Somebody is drawing something on a piece of paper with crayon.
Narrator: As president, Donald Trump only took an interest in his intelligence briefings when they had lots of images.
Interspersed is a clip of the former president calling Hezbollah “very smart.”
Narrator: Don’t you wish somebody had drawn him a picture about Hezbollah?
We see a piece of paper on which a child has drawn a man shooting a child and below that it says “Hezbollah = bad”


An image of somebody sitting on a golden toilet and reading.
Narrator: We don’t know which classified documents Donald Trump stored in his Mar-a-Lago bathroom.
Brief clips of the Hezbollah remarks and disparaging comments about Netanyahu.
Narrator: But clearly, they weren’t those that explained to him that Bibi Netanyahu is our ally and Hezbollah is bad.


Narrator: Donald Trump has a habit of praising some of the world’s worst people as long as they say good things about him.
Clip of the Hezbollah remarks.
Narrator: That makes you wonder what compliments he got from Hezbollah to call them “very smart.”


Narrator: Even in a time of crisis, Donald Trump makes everything about himself.
Clip of Trump being interviewed on 9/11 and saying that his building is now the tallest.
Narrator: But now is not the time for his petty grievances.
Clip of Trump criticizing Netanyahu.
Narrator: Now is the time to stand with Israel and not to praise its enemies as very smart.


Narrator: Donald Trump has lost a step.
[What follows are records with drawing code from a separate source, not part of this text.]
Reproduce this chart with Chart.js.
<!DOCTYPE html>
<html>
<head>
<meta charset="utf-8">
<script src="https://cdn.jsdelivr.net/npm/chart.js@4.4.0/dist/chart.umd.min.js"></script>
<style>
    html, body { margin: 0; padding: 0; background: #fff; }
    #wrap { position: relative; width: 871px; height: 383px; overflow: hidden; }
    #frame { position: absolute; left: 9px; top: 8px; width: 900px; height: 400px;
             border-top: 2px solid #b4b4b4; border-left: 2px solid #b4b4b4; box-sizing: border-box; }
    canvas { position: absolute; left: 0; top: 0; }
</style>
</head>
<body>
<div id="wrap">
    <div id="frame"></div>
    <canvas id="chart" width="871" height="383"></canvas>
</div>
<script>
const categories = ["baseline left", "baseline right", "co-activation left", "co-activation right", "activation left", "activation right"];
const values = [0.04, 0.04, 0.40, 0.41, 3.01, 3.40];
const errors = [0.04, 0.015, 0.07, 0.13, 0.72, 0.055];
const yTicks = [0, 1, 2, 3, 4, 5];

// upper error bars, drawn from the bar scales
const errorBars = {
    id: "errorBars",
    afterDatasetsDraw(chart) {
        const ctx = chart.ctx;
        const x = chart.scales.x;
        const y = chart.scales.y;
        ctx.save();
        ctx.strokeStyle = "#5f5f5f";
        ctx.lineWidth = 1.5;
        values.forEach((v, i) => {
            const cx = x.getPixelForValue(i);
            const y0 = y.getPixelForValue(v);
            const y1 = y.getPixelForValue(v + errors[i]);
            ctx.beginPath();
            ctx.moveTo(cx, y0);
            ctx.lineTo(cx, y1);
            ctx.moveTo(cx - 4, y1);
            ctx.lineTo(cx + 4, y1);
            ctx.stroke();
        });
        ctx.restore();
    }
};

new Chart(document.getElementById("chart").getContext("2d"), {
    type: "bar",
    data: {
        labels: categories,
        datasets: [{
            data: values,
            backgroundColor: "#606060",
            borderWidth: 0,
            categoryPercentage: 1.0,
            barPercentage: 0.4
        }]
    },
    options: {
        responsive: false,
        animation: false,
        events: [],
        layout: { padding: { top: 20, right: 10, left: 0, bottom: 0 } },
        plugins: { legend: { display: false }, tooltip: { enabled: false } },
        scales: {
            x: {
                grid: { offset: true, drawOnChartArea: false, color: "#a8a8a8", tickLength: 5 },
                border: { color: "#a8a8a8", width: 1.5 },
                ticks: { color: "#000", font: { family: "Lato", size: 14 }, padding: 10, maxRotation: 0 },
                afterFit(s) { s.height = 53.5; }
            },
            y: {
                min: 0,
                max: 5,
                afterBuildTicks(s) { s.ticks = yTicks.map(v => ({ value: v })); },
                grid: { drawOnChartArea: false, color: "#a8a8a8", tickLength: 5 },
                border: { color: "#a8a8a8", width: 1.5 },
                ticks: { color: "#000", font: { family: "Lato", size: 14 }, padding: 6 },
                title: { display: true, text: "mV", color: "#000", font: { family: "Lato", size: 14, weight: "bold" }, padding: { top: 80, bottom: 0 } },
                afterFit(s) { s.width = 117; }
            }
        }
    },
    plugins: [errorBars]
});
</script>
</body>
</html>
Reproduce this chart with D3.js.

He still thinks Barack Obama is in office.
Clips of Trump being confused about who is in the white House.
Narrator: So it’s no surprise he also thinks Hezbollah are the good guys.
Clip of Trump saying Hezbollah is very smart.
Narrator: Trump, a great president in 2016 but now a liability.

Really, the options are endless, and there are any number of ways for his Republican rivals for the presidential nomination to get under Trump’s skin: his election loss, being a loser in general, his small hands, people laughing at him, calling him stupid, etc.

Now is the time to use all of them.

Because if his rivals aren’t willing to attack him right now, what are they even doing in this race?